Stewart Wallis prône « une économie de marché où les mesures incitatives et objectifs seraient radicalement changés […] à l’inverse du capitalisme traditionnel ». L’approche séduit déjà certains gouvernements – Nouvelle-Zélande et Écosse – dans l’élaboration de « budgets du bien-être ».

Dans leurs derniers livres, le Prix Nobel d’économie Joseph Stiglitz plaide pour un « capitalisme progressiste » avec un retour de l’État et de la régulation des marchés, tandis que le Français Thomas Piketty, connu pour son travail sur les inégalités, prône un « socialisme participatif » bouleversant le rapport à la propriété privée.

Laisser faire le marché et l’innovation

« Personne ne peut nier le fait que le progrès technique et les échanges commerciaux ont permis de sortir de l’extrême pauvreté et de produire des innovations », affirme à l’AFP l’essayiste libéral Gaspard Koenig.
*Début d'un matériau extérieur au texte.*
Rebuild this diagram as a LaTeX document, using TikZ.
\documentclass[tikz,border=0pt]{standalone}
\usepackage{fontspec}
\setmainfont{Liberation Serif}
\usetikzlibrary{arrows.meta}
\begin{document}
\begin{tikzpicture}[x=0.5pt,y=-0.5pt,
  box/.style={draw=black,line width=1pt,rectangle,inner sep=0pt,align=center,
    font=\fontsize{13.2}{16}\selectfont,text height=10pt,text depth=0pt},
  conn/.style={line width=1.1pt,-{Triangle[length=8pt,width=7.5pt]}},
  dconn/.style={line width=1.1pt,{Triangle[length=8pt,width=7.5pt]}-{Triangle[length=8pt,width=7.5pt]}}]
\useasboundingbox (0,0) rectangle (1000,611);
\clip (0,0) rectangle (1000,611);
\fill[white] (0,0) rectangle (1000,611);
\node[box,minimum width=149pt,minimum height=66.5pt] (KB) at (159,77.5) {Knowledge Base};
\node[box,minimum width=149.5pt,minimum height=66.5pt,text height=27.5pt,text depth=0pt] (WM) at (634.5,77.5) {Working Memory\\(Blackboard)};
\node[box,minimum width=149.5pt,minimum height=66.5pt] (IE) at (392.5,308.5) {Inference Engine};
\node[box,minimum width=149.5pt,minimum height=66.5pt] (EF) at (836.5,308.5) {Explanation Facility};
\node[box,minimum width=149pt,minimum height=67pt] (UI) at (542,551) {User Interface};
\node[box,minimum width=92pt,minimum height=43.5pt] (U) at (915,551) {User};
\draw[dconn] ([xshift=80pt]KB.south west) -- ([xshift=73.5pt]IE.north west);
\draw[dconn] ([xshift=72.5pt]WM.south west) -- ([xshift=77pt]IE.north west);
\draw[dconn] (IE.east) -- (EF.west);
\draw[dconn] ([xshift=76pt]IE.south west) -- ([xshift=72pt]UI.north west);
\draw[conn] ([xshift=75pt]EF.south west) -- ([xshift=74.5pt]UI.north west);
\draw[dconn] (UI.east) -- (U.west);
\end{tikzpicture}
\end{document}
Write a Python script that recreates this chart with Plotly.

Selon la Banque mondiale, 10 % de la population mondiale vit sous le seuil de pauvreté, contre 36 % trente ans plus tôt.

Avion à hydrogène, viande de synthèse, bateau nettoyeur d’océans : en projet ou déjà en développement, les innovations techniques se multiplient pour tenter de sauver la planète.

De quoi réjouir les penseurs libéraux : « C’est par la technique qu’on résoudra les problèmes posés. Quand on voit les progrès dans le solaire, l’éolien […] la mise au point de bactéries pour dévorer des sacs plastiques… Cela peut aller tout aussi vite que le progrès des technologies fondées sur le carbone au XIXe siècle », estime M. Koenig.

« Il y a 100 ans, personne n’aurait pu prévoir le nucléaire ou l’internet. Miser sur la technologie, c’est un pari qui implique de ne pas mettre de restriction au progrès », renchérit Laurent Pahpy, analyste pour l’Institut de recherches économiques et fiscales, centre de réflexion libéral.

Pour ces « techno-optimistes », pas question de parler de décroissance et encore moins d’un contrôle renforcé de la puissance publique.